The answer depends both on the router and the protocol. The protocols you are looking at are probably not a good fit as both PPTP and L2TP rely on PPP which is broken, and SSTP would appear to require port 443 TCP - which paints a target on your back if you are sending a lot of data through it.
You should look at OpenVPN (which is open source, supported in routers which work with *Wrt and can be configured in a large number of configurations). Configuring it so it uses UDP would be advantageous to your performance, and not going through port 443 would be useful as well.
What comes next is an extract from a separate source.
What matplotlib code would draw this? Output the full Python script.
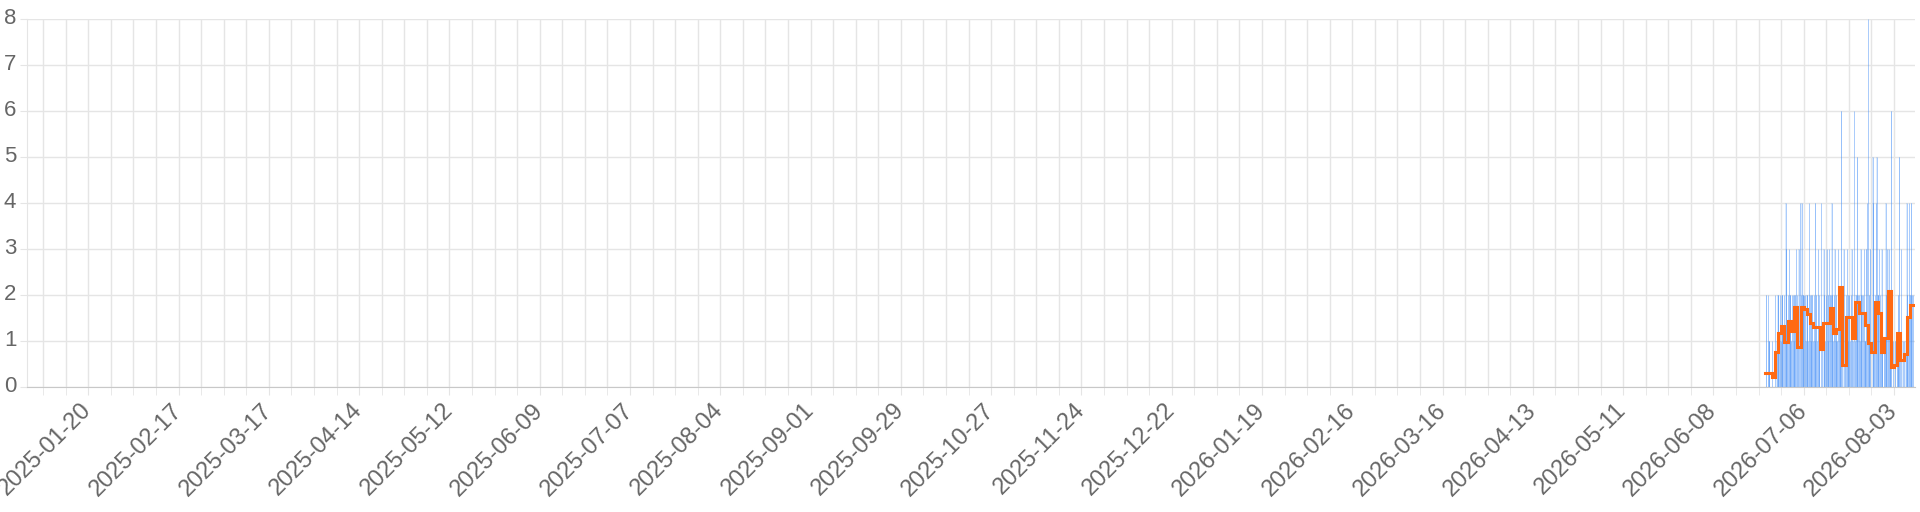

Further, depending on how sophisticated you are and your control of the remote points, you may be able to set it up such that if one connection fails, the second one will automatically route the traffic - in which case you will notice a pause (say 15 seconds) before things auto-reroute.
Using OpenVPN in various modes can also reduce the likelyhood of your connection being disconnected - although working out the best way of accomplishing this would be a matter of trial and error, or asking someone in China who knows their stuff. I suspect that what is happening at the moment is that IP addresses of VPN servers get blocked or - if you are using something which uses TCP port 443, different routers are handling different parts of the payload, which could cause instability. It may be an idea to use an established VPN or Tor connection to purchase access to a low end box and run your own VPN server - in which case the IP address is less likely to be blacklisted.
As per @Joshfindit answer, you can configure a VPN to disallow traffic or to fail silently. If you set it to fail silently, a lot of web pages will continue to work, however web pages which track you based on your IP address (quite a lot of sites do this, it prevents a class of attacks), then you will need to log in again as your IP address will have changed.
The key thing is that there will be a time when the VPN is down but does not know its down - during this period the Internet will just freeze. There is little you can practically do about this - although you can configure how often the router checks that its up and reduce this downtime to a few seconds.